If you are in Yorkshire,
The Telegraph and Argus suggests a lot of outings and things to do in the area, such as the following:
At Red House Museum in Gomersal you can imagine taking tea with Charlotte Bronte – who visited there – watch a TV programme on a screen only nine inches wide or relive post-war schooldays, Teddy Boys, dance marathons and street parties through the pictures and mementoes of local residents. (Sue Ward)
Needless to say, taking tea with Charlotte Brontë and watching a TV programme on a screen only nine inches wide belong to completely different eras.
The Yorkshire Post has an article on a place not very far from there:
ITS dramatic setting is windswept and romantic and only a mile from where the Brontës penned their stories of love and longing.
But remote Scar Top chapel in Stanbury, near Haworth, is rarely the scene of much romance these days. The congregation is stuck at about eight regular worshippers, many of them widows in their seventies and eighties.
But the 200-seat chapel, which was built in 1818 at the time of the Brontës, was packed on Saturday as Lianne Silson married Gary Dobson.
Patrick Brontë, the minister at Haworth Parish Church, was a supporter of the construction of a chapel in Stanbury.
A subscription list was raised, helped by Reverend AB Nicholls, who later married Charlotte Brontë.
It is thought that Charlotte taught at the school in Stanbury from time to time.
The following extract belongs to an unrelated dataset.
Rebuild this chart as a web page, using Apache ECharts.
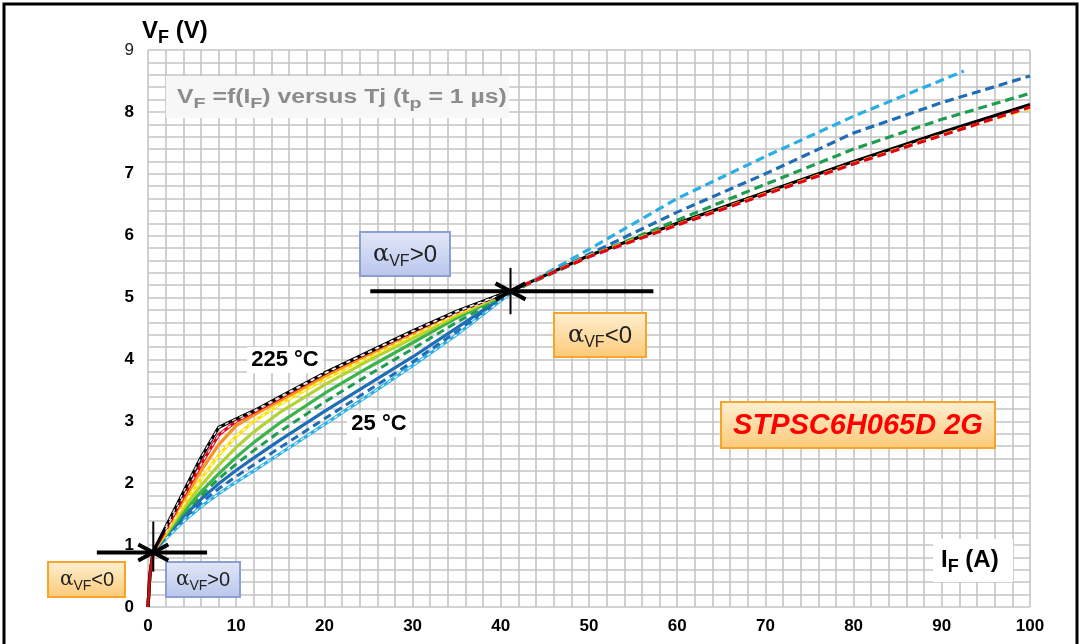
<!DOCTYPE html>
<html><head><meta charset="utf-8">
<script src="https://cdn.jsdelivr.net/npm/echarts@6/dist/echarts.min.js"></script>
<style>html,body{margin:0;padding:0;background:#fff}#c{width:1082px;height:644px}</style>
</head><body><div id="c"></div>
<script>
// ---------- data ----------
const I_LOW = [0, 0.2, 0.6, 2, 4, 6, 8, 10, 12, 15, 20, 25, 30, 35, 41];
const I_HIGH = [41, 50, 60, 70, 80, 90, 100];
const I_HIGH_25 = [41, 50, 60, 70, 80, 92.5];

// measured (solid) curves, V_F at I_LOW
const VF_225 = [0, 0.5, 0.9, 1.29, 1.85, 2.41, 2.9, 3.04, 3.17, 3.4, 3.78, 4.12, 4.46, 4.78, 5.1];
const VF_200 = [0, 0.5, 0.9, 1.25, 1.78, 2.3, 2.78, 3.0, 3.15, 3.38, 3.77, 4.11, 4.45, 4.77, 5.1];
const VF_175 = [0, 0.5, 0.9, 1.22, 1.72, 2.2, 2.62, 2.93, 3.1, 3.34, 3.73, 4.08, 4.42, 4.76, 5.1];
const VF_150 = [0, 0.5, 0.9, 1.2, 1.65, 2.07, 2.45, 2.76, 3.0, 3.28, 3.68, 4.04, 4.39, 4.74, 5.1];
const VF_125 = [0, 0.5, 0.9, 1.18, 1.59, 1.96, 2.29, 2.58, 2.83, 3.15, 3.59, 3.98, 4.34, 4.71, 5.1];
const VF_100 = [0, 0.5, 0.9, 1.16, 1.53, 1.86, 2.15, 2.42, 2.66, 2.98, 3.45, 3.87, 4.27, 4.67, 5.09];
const VF_50 = [0, 0.5, 0.9, 1.13, 1.46, 1.74, 1.99, 2.21, 2.41, 2.7, 3.16, 3.6, 4.04, 4.51, 5.08];
const VF_25 = [0, 0.5, 0.9, 1.1, 1.38, 1.62, 1.83, 2.02, 2.2, 2.48, 2.95, 3.42, 3.9, 4.4, 5.06];

// model (dashed) curves in the low-current range
const VF_75_MODEL_LOW = [0, 0.5, 0.9, 1.15, 1.5, 1.8, 2.07, 2.31, 2.53, 2.84, 3.31, 3.75, 4.17, 4.6, 5.08];
const VF_50_MODEL_LOW = [0, 0.5, 0.9, 1.12, 1.42, 1.68, 1.91, 2.11, 2.3, 2.58, 3.04, 3.5, 3.96, 4.45, 5.07];

// model (dashed) curves in the high-current range
const VF_225_HIGH = [5.1, 5.68, 6.2, 6.7, 7.2, 7.67, 8.12];
const VF_200_HIGH = [5.1, 5.66, 6.17, 6.67, 7.16, 7.62, 8.08];
const VF_150_HIGH = [5.1, 5.67, 6.18, 6.68, 7.17, 7.63, 8.06];
const VF_75_HIGH = [5.08, 5.66, 6.25, 6.83, 7.4, 7.88, 8.3];
const VF_50_HIGH = [5.08, 5.7, 6.38, 7.0, 7.66, 8.15, 8.58];
const VF_25_HIGH = [5.06, 5.78, 6.6, 7.28, 7.93, 8.66];

// annotation anchors, in data units (I_F, V_F)
const CROSS_HIGH_CENTER = [41.1, 5.1];
const CROSS_HIGH_HSPAN = [25.2, 57.3];
const CROSS_HIGH_VSPAN = [4.73, 5.48];
const CROSS_LOW_CENTER = [0.6, 0.88];
const CROSS_LOW_HSPAN = [-5.8, 6.7];
const CROSS_LOW_VSPAN = [0.57, 1.38];

const COL = {
  c225: '#000000', c200: '#e3001b', c175: '#f7941d', c150: '#ffe000',
  c125: '#b3d334', c100: '#3cb44a', c75: '#1f9d4f', c50: '#1f6db5', c25: '#2aaee5'
};
const FONT = 'Liberation Sans, Arial, Helvetica, sans-serif';
const WHITE_DASH = 'rgba(255,255,255,0.85)';

function pairs(xs, ys) { return xs.map((x, i) => [x, ys[i]]); }

function solid(name, xs, ys, color, w) {
  return { name, type: 'line', data: pairs(xs, ys), showSymbol: false, symbol: 'none',
    lineStyle: { color, width: w || 3.2, type: 'solid' }, silent: true, animation: false };
}
function dashed(name, xs, ys, color, w, dash) {
  return { name, type: 'line', data: pairs(xs, ys), showSymbol: false, symbol: 'none',
    lineStyle: { color, width: w || 3.2, type: dash || [9, 5] }, silent: true, animation: false };
}

const series = [
  solid('25 °C', I_LOW, VF_25, COL.c25),
  dashed('50 °C model', I_LOW, VF_50_MODEL_LOW, COL.c50, 3, [8, 5]),
  solid('50 °C', I_LOW, VF_50, COL.c50),
  dashed('75 °C model', I_LOW, VF_75_MODEL_LOW, COL.c75, 3, [8, 5]),
  solid('100 °C', I_LOW, VF_100, COL.c100),
  solid('125 °C', I_LOW, VF_125, COL.c125),
  solid('150 °C', I_LOW, VF_150, COL.c150),
  solid('175 °C', I_LOW, VF_175, COL.c175),
  solid('200 °C', I_LOW, VF_200, COL.c200),
  solid('225 °C', I_LOW.concat(I_HIGH.slice(1)), VF_225.concat(VF_225_HIGH.slice(1)), COL.c225),
  dashed('25 °C w', I_LOW.slice(3), VF_25.slice(3), WHITE_DASH, 1.4, [4, 4]),
  dashed('150 °C w', I_LOW.slice(3), VF_150.slice(3), WHITE_DASH, 1.4, [4, 4]),
  dashed('200 °C w', I_LOW.slice(3), VF_200.slice(3), WHITE_DASH, 1.4, [4, 4]),
  dashed('225 °C w', I_LOW.slice(3), VF_225.slice(3), WHITE_DASH, 1.4, [4, 4]),
  solid('200 °C origin', I_LOW.slice(0, 3), VF_200.slice(0, 3), '#c0101a', 2.6),
  dashed('25 °C high', I_HIGH_25, VF_25_HIGH, COL.c25),
  dashed('50 °C high', I_HIGH, VF_50_HIGH, COL.c50),
  dashed('75 °C high', I_HIGH, VF_75_HIGH, COL.c75),
  dashed('150 °C high', I_HIGH, VF_150_HIGH, COL.c150),
  dashed('200 °C high', I_HIGH, VF_200_HIGH, COL.c200)
];

const gridLine = { show: true, lineStyle: { color: '#c4c4c4', width: 1.6 } };
const labelRich = {
  b: { fontSize: 17, fontWeight: 'bold', color: '#000', fontFamily: FONT },
  r: { fontSize: 17, fontWeight: 'normal', color: '#222', fontFamily: FONT }
};

const chart = echarts.init(document.getElementById('c'), null, { renderer: 'canvas' });
chart.setOption({
  animation: false,
  backgroundColor: '#ffffff',
  grid: { left: 148, right: 52, top: 50, bottom: 37, containLabel: false },
  xAxis: {
    type: 'value', min: 0, max: 100, interval: 10,
    axisLine: { show: false }, axisTick: { show: false },
    axisLabel: { margin: 11, formatter: v => '{b|' + v + '}', rich: labelRich },
    splitLine: gridLine,
    minorTick: { show: false, splitNumber: 5 },
    minorSplitLine: gridLine
  },
  yAxis: {
    type: 'value', min: 0, max: 9, interval: 1,
    axisLine: { show: false }, axisTick: { show: false },
    axisLabel: { margin: 14, formatter: v => (v === 9 ? '{r|9}' : '{b|' + v + '}'), rich: labelRich },
    splitLine: gridLine,
    minorTick: { show: false, splitNumber: 5 },
    minorSplitLine: gridLine
  },
  series
});

// ---------- annotations ----------
const px = p => chart.convertToPixel({ gridIndex: 0 }, p);

function cross(center, hspan, vspan) {
  const c = px(center);
  const h0 = px([hspan[0], center[1]]), h1 = px([hspan[1], center[1]]);
  const v0 = px([center[0], vspan[0]]), v1 = px([center[0], vspan[1]]);
  const st = { stroke: '#000', lineWidth: 4, fill: null };
  return [
    { type: 'polyline', z: 50, shape: { points: [h0, h1] }, style: st },
    { type: 'polyline', z: 50, shape: { points: [v0, v1] }, style: { stroke: '#000', lineWidth: 2, fill: null } },
    { type: 'polyline', z: 50, shape: { points: [[c[0] - 15, c[1] - 8], c, [c[0] - 15, c[1] + 8]] }, style: st },
    { type: 'polyline', z: 50, shape: { points: [[c[0] + 15, c[1] - 8], c, [c[0] + 15, c[1] + 8]] }, style: st }
  ];
}

const blueFill = { type: 'linear', x: 0, y: 0, x2: 0, y2: 1, colorStops: [{ offset: 0, color: '#e3e8f8' }, { offset: 1, color: '#b9c6ec' }] };
const orangeFill = { type: 'linear', x: 0, y: 0, x2: 0, y2: 1, colorStops: [{ offset: 0, color: '#fef0d2' }, { offset: 1, color: '#fcc977' }] };

function box(x, y, w, h, fill, stroke) {
  return { type: 'rect', z: 40, shape: { x, y, width: w, height: h }, style: { fill, stroke, lineWidth: 2 } };
}
function txt(x, y, text, rich, align, scaleX) {
  return { type: 'text', z: 60, x, y, scaleX: scaleX || 1,
    style: { x: 0, y: 0, text, rich, align: align || 'center', verticalAlign: 'middle',
      textAlign: align || 'center', textVerticalAlign: 'middle' } };
}

function alphaRich(size) {
  return {
    a: { fontSize: size, fontFamily: 'DejaVu Serif, serif', fill: '#222', lineHeight: size + 6 },
    s: { fontSize: Math.round(size * 0.68), fontFamily: FONT, fill: '#222', verticalAlign: 'bottom', lineHeight: Math.round(size * 0.68) },
    t: { fontSize: size, fontFamily: FONT, fill: '#222', lineHeight: size + 6 }
  };
}

const titleRich = {
  m: { fontSize: 19.5, fontWeight: 'bold', fontFamily: FONT, fill: '#8c8c8c', lineHeight: 28 },
  s: { fontSize: 15.5, fontWeight: 'bold', fontFamily: FONT, fill: '#8c8c8c', verticalAlign: 'bottom', lineHeight: 16 }
};
const axisNameRich = {
  m: { fontSize: 24, fontWeight: 'bold', fontFamily: FONT, fill: '#000', lineHeight: 32 },
  s: { fontSize: 18, fontWeight: 'bold', fontFamily: FONT, fill: '#000', verticalAlign: 'bottom', lineHeight: 18 }
};
const boldRich = { m: { fontSize: 22, fontWeight: 'bold', fontFamily: FONT, fill: '#000' } };

const graphics = [].concat(
  // outer frame
  [{ type: 'rect', z: 100, shape: { x: 4, y: 4, width: 1073, height: 660 }, style: { fill: null, stroke: '#000', lineWidth: 3 } }],
  // axis names
  [txt(142, 31, '{m|V}{s|F}{m| (V)}', axisNameRich, 'left')],
  [{ type: 'rect', z: 39, shape: { x: 933, y: 539, width: 80, height: 43 }, style: { fill: '#fff' } },
   txt(941, 560, '{m|I}{s|F}{m| (A)}', axisNameRich, 'left')],
  // description
  [{ type: 'rect', z: 39, shape: { x: 166, y: 76, width: 343, height: 42 }, style: { fill: '#f7f7f7' } },
   txt(177, 98, '{m|V}{s|F}{m| =f(I}{s|F}{m|) versus Tj (t}{s|p}{m| = 1 µs)}', titleRich, 'left', 1.27)],
  // temperature labels
  [{ type: 'rect', z: 39, shape: { x: 247, y: 347, width: 76, height: 26 }, style: { fill: '#fff' } },
   txt(285, 360, '{m|225 °C}', boldRich)],
  [{ type: 'rect', z: 39, shape: { x: 347, y: 411, width: 63, height: 26 }, style: { fill: '#fff' } },
   txt(379, 424, '{m|25 °C}', boldRich)],
  // part number
  [box(721, 402, 274, 46, orangeFill, '#f6a42c'),
   txt(858, 426, '{m|STPSC6H065D 2G}', { m: { fontSize: 29, fontWeight: 'bold', fontStyle: 'italic', fontFamily: FONT, fill: '#ff0000' } })],
  // alpha boxes
  [box(360, 232, 90, 44, blueFill, '#8d9fd0'), txt(405, 255, '{a|α}{s|VF}{t|>0}', alphaRich(24))],
  [box(554, 313, 92, 44, orangeFill, '#f6a42c'), txt(600, 336, '{a|α}{s|VF}{t|<0}', alphaRich(24))],
  [box(48, 562, 77, 35, orangeFill, '#f6a42c'), txt(87, 580, '{a|α}{s|VF}{t|<0}', alphaRich(20))],
  [box(166, 562, 74, 35, blueFill, '#8d9fd0'), txt(203, 580, '{a|α}{s|VF}{t|>0}', alphaRich(20))],
  // crosshair markers
  cross(CROSS_HIGH_CENTER, CROSS_HIGH_HSPAN, CROSS_HIGH_VSPAN),
  cross(CROSS_LOW_CENTER, CROSS_LOW_HSPAN, CROSS_LOW_VSPAN)
);
chart.setOption({ graphic: graphics });
</script>
</body></html>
Publishers Weekly reviews Joyce Carol Oates's forthcoming book
Little Bird of Heaven.
As a Brontëite, we believe Ms Oates would like the following bit:
Oates unfolds the central gothic intuition—that beauty and the beast are complements—in a way that Charlotte Brontë would highly approve.
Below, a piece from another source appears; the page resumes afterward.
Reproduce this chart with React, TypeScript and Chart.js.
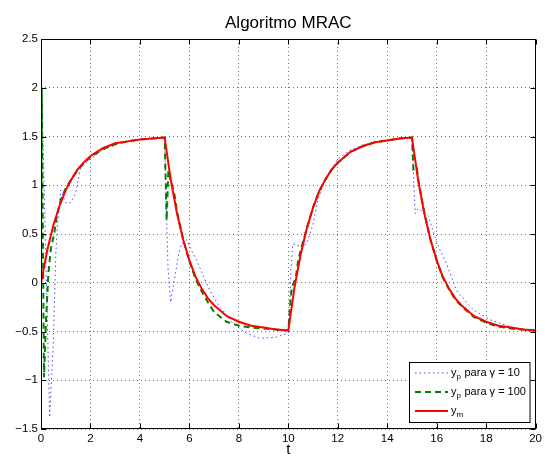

The New York Times devotes an article to the problem with Wikipedia images, that is, the fact that portraits, particularly, are very bad quality or non-existent due to copyright. Here's the latest controversy:
Recently a Wikipedia user, Derrick Coetzee, downloaded more than 3,000 high-resolution photographs from the British National Portrait Gallery — to serve, in essence, as the head shots for important historical figures like Charlotte Brontë or Charles Darwin.
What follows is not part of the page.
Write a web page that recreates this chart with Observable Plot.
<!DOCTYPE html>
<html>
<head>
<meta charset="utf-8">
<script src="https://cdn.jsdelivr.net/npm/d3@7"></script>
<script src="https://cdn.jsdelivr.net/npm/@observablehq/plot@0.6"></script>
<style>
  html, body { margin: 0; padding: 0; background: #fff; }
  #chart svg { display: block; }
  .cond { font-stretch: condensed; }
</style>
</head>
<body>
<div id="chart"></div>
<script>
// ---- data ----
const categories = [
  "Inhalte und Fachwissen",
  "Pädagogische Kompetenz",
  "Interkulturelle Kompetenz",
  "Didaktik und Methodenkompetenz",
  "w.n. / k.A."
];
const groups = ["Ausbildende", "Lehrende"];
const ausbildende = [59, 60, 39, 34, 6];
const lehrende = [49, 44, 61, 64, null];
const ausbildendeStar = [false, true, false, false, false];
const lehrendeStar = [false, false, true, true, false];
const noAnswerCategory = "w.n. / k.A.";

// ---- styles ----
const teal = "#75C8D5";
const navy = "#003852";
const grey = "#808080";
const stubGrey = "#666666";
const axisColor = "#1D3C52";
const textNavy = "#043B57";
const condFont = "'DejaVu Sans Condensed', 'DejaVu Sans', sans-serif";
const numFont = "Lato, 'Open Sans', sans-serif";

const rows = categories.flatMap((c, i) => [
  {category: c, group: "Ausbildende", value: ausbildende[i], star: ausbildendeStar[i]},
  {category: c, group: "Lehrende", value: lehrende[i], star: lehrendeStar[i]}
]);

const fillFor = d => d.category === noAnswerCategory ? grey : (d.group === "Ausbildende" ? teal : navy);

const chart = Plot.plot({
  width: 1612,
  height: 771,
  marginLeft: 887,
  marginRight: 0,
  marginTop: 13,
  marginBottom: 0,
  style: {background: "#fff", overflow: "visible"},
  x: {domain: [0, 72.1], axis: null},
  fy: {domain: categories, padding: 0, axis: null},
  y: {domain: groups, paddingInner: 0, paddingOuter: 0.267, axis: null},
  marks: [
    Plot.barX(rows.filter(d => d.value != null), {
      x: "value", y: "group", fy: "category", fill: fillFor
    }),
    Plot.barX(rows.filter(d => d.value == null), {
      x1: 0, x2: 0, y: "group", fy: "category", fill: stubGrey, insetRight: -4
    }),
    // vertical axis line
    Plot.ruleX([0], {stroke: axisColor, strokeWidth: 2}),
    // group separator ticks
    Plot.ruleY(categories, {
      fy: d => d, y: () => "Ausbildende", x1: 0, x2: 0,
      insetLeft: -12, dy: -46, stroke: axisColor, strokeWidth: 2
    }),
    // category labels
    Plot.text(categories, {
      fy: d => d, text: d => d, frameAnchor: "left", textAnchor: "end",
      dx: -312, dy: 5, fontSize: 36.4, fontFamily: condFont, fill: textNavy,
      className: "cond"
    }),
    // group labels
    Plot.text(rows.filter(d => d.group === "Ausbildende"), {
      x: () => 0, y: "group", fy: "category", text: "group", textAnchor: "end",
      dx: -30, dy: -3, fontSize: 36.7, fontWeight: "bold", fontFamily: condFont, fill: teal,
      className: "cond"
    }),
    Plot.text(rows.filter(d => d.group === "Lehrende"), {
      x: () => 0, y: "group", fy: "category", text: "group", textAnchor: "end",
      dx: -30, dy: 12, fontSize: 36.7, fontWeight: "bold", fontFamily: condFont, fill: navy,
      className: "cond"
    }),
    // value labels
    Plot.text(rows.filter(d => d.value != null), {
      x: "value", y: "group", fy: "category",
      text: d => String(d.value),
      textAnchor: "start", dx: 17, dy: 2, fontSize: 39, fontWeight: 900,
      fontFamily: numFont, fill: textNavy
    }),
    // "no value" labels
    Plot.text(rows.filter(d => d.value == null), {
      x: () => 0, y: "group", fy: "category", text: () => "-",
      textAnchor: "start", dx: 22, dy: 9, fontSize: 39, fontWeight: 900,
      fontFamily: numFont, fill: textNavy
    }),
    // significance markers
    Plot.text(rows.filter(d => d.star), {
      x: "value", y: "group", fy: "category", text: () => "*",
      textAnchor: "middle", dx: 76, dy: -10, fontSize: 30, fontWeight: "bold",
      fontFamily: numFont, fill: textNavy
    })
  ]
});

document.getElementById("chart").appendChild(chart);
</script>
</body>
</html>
The gallery threatened legal action against Mr. Coetzee, saying that while the painted portraits may be old and thus beyond copyright protection, the photographs are new and therefore copyrighted work. The gallery is demanding a response by Monday from Mr. Coetzee, who is being represented by the Electronic Frontier Foundation. In an e-mail message on Friday a gallery spokeswoman, Eleanor Macnair, wrote that “contact has now been made” with the Wikimedia Foundation and “we remain hopeful that a dialogue will be possible.” (Noam Cohen)
As for blogs,
In the Frame reviews Jane Eyre briefly and
Lectura del Saber posts about Wuthering Heights in Spanish.